§ **GIVEN MATERIAL**
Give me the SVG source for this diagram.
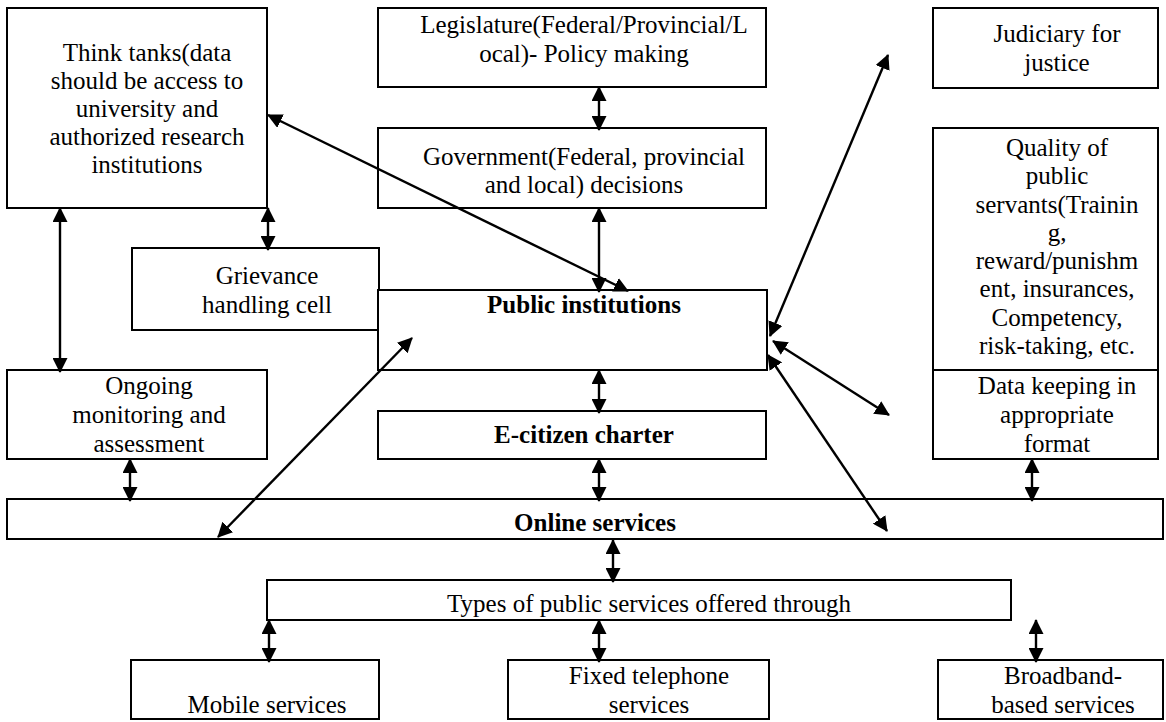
<svg xmlns="http://www.w3.org/2000/svg" width="1166" height="722" viewBox="0 0 1166 722">
<style>
rect.box{fill:#fff;stroke:#000;stroke-width:2}
text{font-size:25px;fill:#000;text-anchor:middle}
text.b{font-weight:bold}
.conn line{stroke:#000;stroke-width:2.4;marker-start:url(#ah);marker-end:url(#ah)}
</style>
<defs>
<marker id="ah" viewBox="0 0 15 15" markerWidth="15" markerHeight="15" refX="14" refY="7.5" orient="auto-start-reverse" markerUnits="userSpaceOnUse">
<path d="M0,0 L15,7.5 L0,15 z" fill="#000"/>
</marker>
</defs>
<rect width="1166" height="722" fill="#fff"/>
<g font-family="'Liberation Serif', 'Times New Roman', serif">
<g id="think-tanks"><rect class="box" x="7" y="8" width="260" height="200"/>
<text x="147" y="61">Think tanks(data</text><text x="147" y="89">should be access to</text><text x="147" y="117">university and</text><text x="147" y="145">authorized research</text><text x="147" y="173">institutions</text></g>
<g id="legislature"><rect class="box" x="378" y="8" width="388" height="79"/>
<text x="584" y="33">Legislature(Federal/Provincial/L</text><text x="584" y="62">ocal)- Policy making</text></g>
<g id="judiciary"><rect class="box" x="933" y="8" width="225" height="80"/>
<text x="1057" y="42">Judiciary for</text><text x="1057" y="71">justice</text></g>
<g id="government"><rect class="box" x="378" y="128" width="388" height="80"/>
<text x="584" y="165">Government(Federal, provincial</text><text x="584" y="193">and local) decisions</text></g>
<g id="quality"><rect class="box" x="933" y="128" width="225" height="242"/>
<text x="1057" y="156">Quality of</text><text x="1057" y="184">public</text><text x="1057" y="213">servants(Trainin</text><text x="1057" y="241">g,</text><text x="1057" y="269">reward/punishm</text><text x="1057" y="297">ent, insurances,</text><text x="1057" y="326">Competency,</text><text x="1057" y="354">risk-taking, etc.</text></g>
<g id="grievance"><rect class="box" x="132" y="248" width="247" height="82"/>
<text x="267" y="284">Grievance</text><text x="267" y="313">handling cell</text></g>
<g id="public-institutions"><rect class="box" x="378" y="290" width="389" height="80"/>
<text class="b" x="584" y="313">Public institutions</text></g>
<g id="ongoing"><rect class="box" x="7" y="370" width="260" height="89"/>
<text x="149" y="394">Ongoing</text><text x="149" y="423">monitoring and</text><text x="149" y="452">assessment</text></g>
<g id="data-keeping"><rect class="box" x="933" y="370" width="225" height="89"/>
<text x="1057" y="394">Data keeping in</text><text x="1057" y="423">appropriate</text><text x="1057" y="452">format</text></g>
<g id="e-citizen"><rect class="box" x="378" y="411" width="388" height="48"/>
<text class="b" x="584" y="443">E-citizen charter</text></g>
<g id="online"><rect class="box" x="7" y="499" width="1156" height="40"/>
<text class="b" x="595" y="531">Online services</text></g>
<g id="types"><rect class="box" x="267" y="580" width="744" height="40"/>
<text x="649" y="612">Types of public services offered through</text></g>
<g id="mobile"><rect class="box" x="131" y="660" width="248" height="59"/>
<text x="267" y="713">Mobile services</text></g>
<g id="fixed"><rect class="box" x="508" y="660" width="261" height="59"/>
<text x="649" y="684">Fixed telephone</text><text x="649" y="713">services</text></g>
<g id="broadband"><rect class="box" x="938" y="660" width="225" height="59"/>
<text x="1063" y="684">Broadband-</text><text x="1063" y="713">based services</text></g>
</g>
<g id="connectors" class="conn">
<line x1="599" y1="87" x2="599" y2="130"/>
<line x1="599" y1="208" x2="599" y2="292"/>
<line x1="268" y1="115" x2="628" y2="291"/>
<line x1="268" y1="208" x2="268" y2="250"/>
<line x1="60" y1="208" x2="60" y2="372"/>
<line x1="770" y1="336" x2="888" y2="55"/>
<line x1="773" y1="341" x2="889" y2="415"/>
<line x1="768" y1="355" x2="887" y2="531"/>
<line x1="412" y1="338" x2="218" y2="537"/>
<line x1="599" y1="370" x2="599" y2="413"/>
<line x1="599" y1="459" x2="599" y2="501"/>
<line x1="130" y1="459" x2="130" y2="501"/>
<line x1="1032" y1="459" x2="1032" y2="501"/>
<line x1="613" y1="540" x2="613" y2="582"/>
<line x1="269" y1="620" x2="269" y2="662"/>
<line x1="599" y1="620" x2="599" y2="662"/>
<line x1="1036" y1="620" x2="1036" y2="662"/>
</g>
</svg>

§ **WHAT TO PRODUCE**
The data above needs to be retyped exactly, with the images left out.

§ **THE RESULT**
Give me the SVG source for this diagram.
<svg xmlns="http://www.w3.org/2000/svg" width="1166" height="722" viewBox="0 0 1166 722">
<style>
rect.box{fill:#fff;stroke:#000;stroke-width:2}
text{font-size:25px;fill:#000;text-anchor:middle}
text.b{font-weight:bold}
.conn line{stroke:#000;stroke-width:2.4;marker-start:url(#ah);marker-end:url(#ah)}
</style>
<defs>
<marker id="ah" viewBox="0 0 15 15" markerWidth="15" markerHeight="15" refX="14" refY="7.5" orient="auto-start-reverse" markerUnits="userSpaceOnUse">
<path d="M0,0 L15,7.5 L0,15 z" fill="#000"/>
</marker>
</defs>
<rect width="1166" height="722" fill="#fff"/>
<g font-family="'Liberation Serif', 'Times New Roman', serif">
<g id="think-tanks"><rect class="box" x="7" y="8" width="260" height="200"/>
<text x="147" y="61">Think tanks(data</text><text x="147" y="89">should be access to</text><text x="147" y="117">university and</text><text x="147" y="145">authorized research</text><text x="147" y="173">institutions</text></g>
<g id="legislature"><rect class="box" x="378" y="8" width="388" height="79"/>
<text x="584" y="33">Legislature(Federal/Provincial/L</text><text x="584" y="62">ocal)- Policy making</text></g>
<g id="judiciary"><rect class="box" x="933" y="8" width="225" height="80"/>
<text x="1057" y="42">Judiciary for</text><text x="1057" y="71">justice</text></g>
<g id="government"><rect class="box" x="378" y="128" width="388" height="80"/>
<text x="584" y="165">Government(Federal, provincial</text><text x="584" y="193">and local) decisions</text></g>
<g id="quality"><rect class="box" x="933" y="128" width="225" height="242"/>
<text x="1057" y="156">Quality of</text><text x="1057" y="184">public</text><text x="1057" y="213">servants(Trainin</text><text x="1057" y="241">g,</text><text x="1057" y="269">reward/punishm</text><text x="1057" y="297">ent, insurances,</text><text x="1057" y="326">Competency,</text><text x="1057" y="354">risk-taking, etc.</text></g>
<g id="grievance"><rect class="box" x="132" y="248" width="247" height="82"/>
<text x="267" y="284">Grievance</text><text x="267" y="313">handling cell</text></g>
<g id="public-institutions"><rect class="box" x="378" y="290" width="389" height="80"/>
<text class="b" x="584" y="313">Public institutions</text></g>
<g id="ongoing"><rect class="box" x="7" y="370" width="260" height="89"/>
<text x="149" y="394">Ongoing</text><text x="149" y="423">monitoring and</text><text x="149" y="452">assessment</text></g>
<g id="data-keeping"><rect class="box" x="933" y="370" width="225" height="89"/>
<text x="1057" y="394">Data keeping in</text><text x="1057" y="423">appropriate</text><text x="1057" y="452">format</text></g>
<g id="e-citizen"><rect class="box" x="378" y="411" width="388" height="48"/>
<text class="b" x="584" y="443">E-citizen charter</text></g>
<g id="online"><rect class="box" x="7" y="499" width="1156" height="40"/>
<text class="b" x="595" y="531">Online services</text></g>
<g id="types"><rect class="box" x="267" y="580" width="744" height="40"/>
<text x="649" y="612">Types of public services offered through</text></g>
<g id="mobile"><rect class="box" x="131" y="660" width="248" height="59"/>
<text x="267" y="713">Mobile services</text></g>
<g id="fixed"><rect class="box" x="508" y="660" width="261" height="59"/>
<text x="649" y="684">Fixed telephone</text><text x="649" y="713">services</text></g>
<g id="broadband"><rect class="box" x="938" y="660" width="225" height="59"/>
<text x="1063" y="684">Broadband-</text><text x="1063" y="713">based services</text></g>
</g>
<g id="connectors" class="conn">
<line x1="599" y1="87" x2="599" y2="130"/>
<line x1="599" y1="208" x2="599" y2="292"/>
<line x1="268" y1="115" x2="628" y2="291"/>
<line x1="268" y1="208" x2="268" y2="250"/>
<line x1="60" y1="208" x2="60" y2="372"/>
<line x1="770" y1="336" x2="888" y2="55"/>
<line x1="773" y1="341" x2="889" y2="415"/>
<line x1="768" y1="355" x2="887" y2="531"/>
<line x1="412" y1="338" x2="218" y2="537"/>
<line x1="599" y1="370" x2="599" y2="413"/>
<line x1="599" y1="459" x2="599" y2="501"/>
<line x1="130" y1="459" x2="130" y2="501"/>
<line x1="1032" y1="459" x2="1032" y2="501"/>
<line x1="613" y1="540" x2="613" y2="582"/>
<line x1="269" y1="620" x2="269" y2="662"/>
<line x1="599" y1="620" x2="599" y2="662"/>
<line x1="1036" y1="620" x2="1036" y2="662"/>
</g>
</svg>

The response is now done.